Palm Ball (1905)

A good ball to use in connection with the fastball is what is known in the profession as the slow ball, also known as the palm ball. This is thrown with exactly the same motion as the fastball, and is therefore a gay deceiver to all but exceptionally clever batsmen. When a pitcher desires to use the palm ball he places the horsehide in the palm of his hand and makes the same swing as for the fastball; that is, bringing the arm well back over the head, and then straight forward at full length, but puts very little effort in the delivery.

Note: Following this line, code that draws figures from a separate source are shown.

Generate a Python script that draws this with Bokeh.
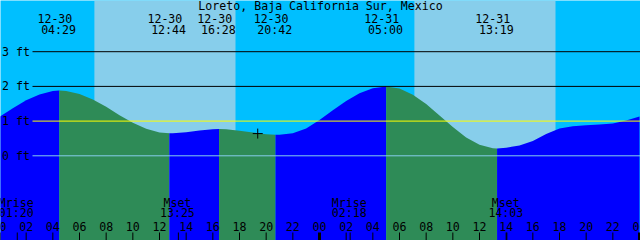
from bokeh.plotting import figure
from bokeh.models import Range1d
from bokeh.embed import file_html
from bokeh.resources import INLINE
from bokeh.core.properties import value

# ---------------- data ----------------
title = "Loreto, Baja California Sur, Mexico"
days = ["12-30", "12-31"]

# tide height (ft) at each whole hour since 12-30 00:00
hourly_heights = [1.12, 1.37, 1.60, 1.77, 1.87, 1.87, 1.78, 1.62, 1.41, 1.17,
                  0.95, 0.78, 0.67, 0.65, 0.68, 0.73, 0.765, 0.765, 0.72, 0.67,
                  0.62, 0.61, 0.65, 0.79, 1.03, 1.31, 1.58, 1.80, 1.95, 2.00,
                  1.94, 1.76, 1.49, 1.16, 0.83, 0.53, 0.32, 0.22, 0.23, 0.30,
                  0.43, 0.63, 0.79, 0.85, 0.88, 0.90, 0.93, 1.02, 1.13]

# high / low tide events
event_dates = ["12-30", "12-30", "12-30", "12-30", "12-31", "12-31"]
event_times = ["04:29", "12:44", "16:28", "20:42", "05:00", "13:19"]
event_levels = [1.88, 0.65, 0.77, 0.61, 2.00, 0.21]

# sun (daylight bands)
sun_dates = ["12-30", "12-31"]
sunrise_times = ["07:07", "07:07"]
sunset_times = ["17:42", "17:42"]

# moon events
moon_names = ["Mrise", "Mset", "Mrise", "Mset"]
moon_dates = ["12-30", "12-30", "12-31", "12-31"]
moon_times = ["01:20", "13:25", "02:18", "14:03"]

# current time marker
now_date, now_time, now_level = "12-30", "19:22", 0.64

# level lines
level_values = [0, 1, 2, 3]
level_labels = ["0 ft", "1 ft", "2 ft", "3 ft"]

tick_hours = list(range(0, 49, 2))
tick_labels = ["%02d" % (h % 24) for h in tick_hours]

# ---------------- styling / layout ----------------
NIGHT = "#00BFFF"
DAY = "#87CEEB"
EBB = "#2E8B57"
FLOOD = "#0000FF"
LEVEL_COLORS = ["#87CEEB", "#FFFF00", "#000000", "#000000"]
FONT = value("DejaVu Sans Mono")
FS = "11.6px"

W, H = 640, 240
PPH = 640 / 48.0          # pixels per hour
PPF = 34.7                # pixels per foot
X0 = 0.075
X1 = X0 + W / PPH
Y1 = 155.3 / PPF
Y0 = Y1 - H / PPF


def to_hours(d, hm):
    hh, mm = hm.split(":")
    return days.index(d) * 24 + int(hh) + int(mm) / 60.0


def ypx(px):
    return Y1 - px / PPF


event_hours = [to_hours(d, t) for d, t in zip(event_dates, event_times)]
sunrise_hours = [to_hours(d, t) for d, t in zip(sun_dates, sunrise_times)]
sunset_hours = [to_hours(d, t) for d, t in zip(sun_dates, sunset_times)]
moon_hours = [to_hours(d, t) for d, t in zip(moon_dates, moon_times)]

# merge hourly readings with event extremes
pts = {float(h): v for h, v in enumerate(hourly_heights)}
for h, v in zip(event_hours, event_levels):
    pts[h] = v
curve_t = sorted(pts)
curve_h = [pts[t] for t in curve_t]

p = figure(width=W, height=H, x_range=Range1d(X0, X1), y_range=Range1d(Y0, Y1),
           x_axis_type=None, y_axis_type=None, toolbar_location=None,
           output_backend="svg", min_border=0, outline_line_color=None,
           background_fill_color=NIGHT, border_fill_color=NIGHT)

# daylight bands
p.quad(left=sunrise_hours, right=sunset_hours, bottom=Y0, top=Y1,
       fill_color=DAY, line_color=None)

# water, coloured by rising / falling
bounds = [curve_t[0]] + event_hours + [curve_t[-1]]
for a, b in zip(bounds[:-1], bounds[1:]):
    seg_t = [t for t in curve_t if a <= t <= b]
    seg_h = [pts[t] for t in seg_t]
    col = FLOOD if seg_h[-1] > seg_h[0] else EBB
    p.varea(x=seg_t, y1=Y0, y2=seg_h, fill_color=col)

# level lines and labels
line_start = X0 + 32 / PPH
p.segment(x0=[line_start] * 4, x1=[X1] * 4, y0=level_values, y1=level_values,
          line_color=LEVEL_COLORS, line_width=1)
p.text(x=[X0] * 4, y=level_values, text=level_labels, x_offset=1.5,
       text_align="left", text_baseline="middle", text_font=FONT,
       text_font_size=FS, text_color="black")

# title
p.text(x=[(X0 + X1) / 2], y=[ypx(5.5)], text=[title], text_align="center",
       text_baseline="middle", text_font=FONT, text_font_size=FS, text_color="black")

# event labels
p.text(x=event_hours, y=[ypx(17.5)] * len(event_hours), text=event_dates,
       x_offset=-4.4, text_align="center", text_baseline="middle",
       text_font=FONT, text_font_size=FS, text_color="black")
p.text(x=event_hours, y=[ypx(29.5)] * len(event_hours), text=event_times,
       x_offset=-0.7, text_align="center", text_baseline="middle",
       text_font=FONT, text_font_size=FS, text_color="black")

# moon labels
p.text(x=moon_hours, y=[ypx(202)] * 4, text=moon_names, x_offset=-1,
       text_align="center", text_baseline="middle", text_font=FONT,
       text_font_size=FS, text_color="black")
p.text(x=moon_hours, y=[ypx(212.5)] * 4, text=moon_times, x_offset=-1,
       text_align="center", text_baseline="middle", text_font=FONT,
       text_font_size=FS, text_color="black")

# hour ticks
tick_widths = [3 if h % 24 == 0 else 1 for h in tick_hours]
p.segment(x0=tick_hours, x1=tick_hours, y0=[Y0] * len(tick_hours),
          y1=[ypx(232)] * len(tick_hours), line_color="black", line_width=tick_widths)
p.segment(x0=moon_hours, x1=moon_hours, y0=[Y0] * 4, y1=[ypx(232)] * 4,
          line_color="black", line_width=1)
p.text(x=tick_hours, y=[ypx(225.5)] * len(tick_hours), text=tick_labels,
       text_align="center", text_baseline="middle", text_font=FONT,
       text_font_size=FS, text_color="black")

# current time cross
p.scatter(x=[to_hours(now_date, now_time)], y=[now_level], marker="cross",
          size=10, line_color="black", line_width=1)

open("out.html", "w").write(file_html(p, INLINE))
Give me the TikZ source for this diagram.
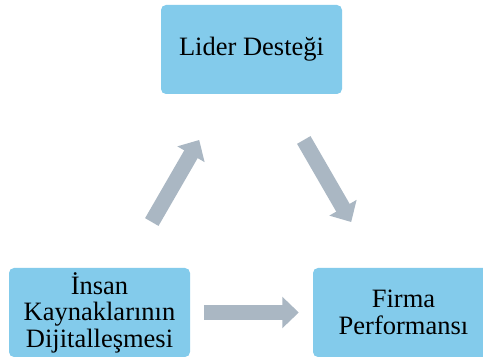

The slow ball has no curve, and very often does not revolve when on its way to the plate.” Christy Mathewson, San Francisco Examiner, October 30, 1905, p8

There is the slow ball and the fade-away and the knuckle ball and the hock ball, and the spit ball and the palm ball and the high floater and the fast fader, and the thumb jumper and the ball that changes its pace with a seeming intelligence that fools the man at the plate.Los Angeles Times, December 4, 1923, p47

Previous earliest use (Dickson Baseball Dictionary, 3rd edition, 2009):
1ST USE. 1948. “[Ewell Blackwell demonstrates] how he holds his new pitch, the ‘Palm Ball,’ which he has added to his repertoire this year” (Baseball Magazine, June).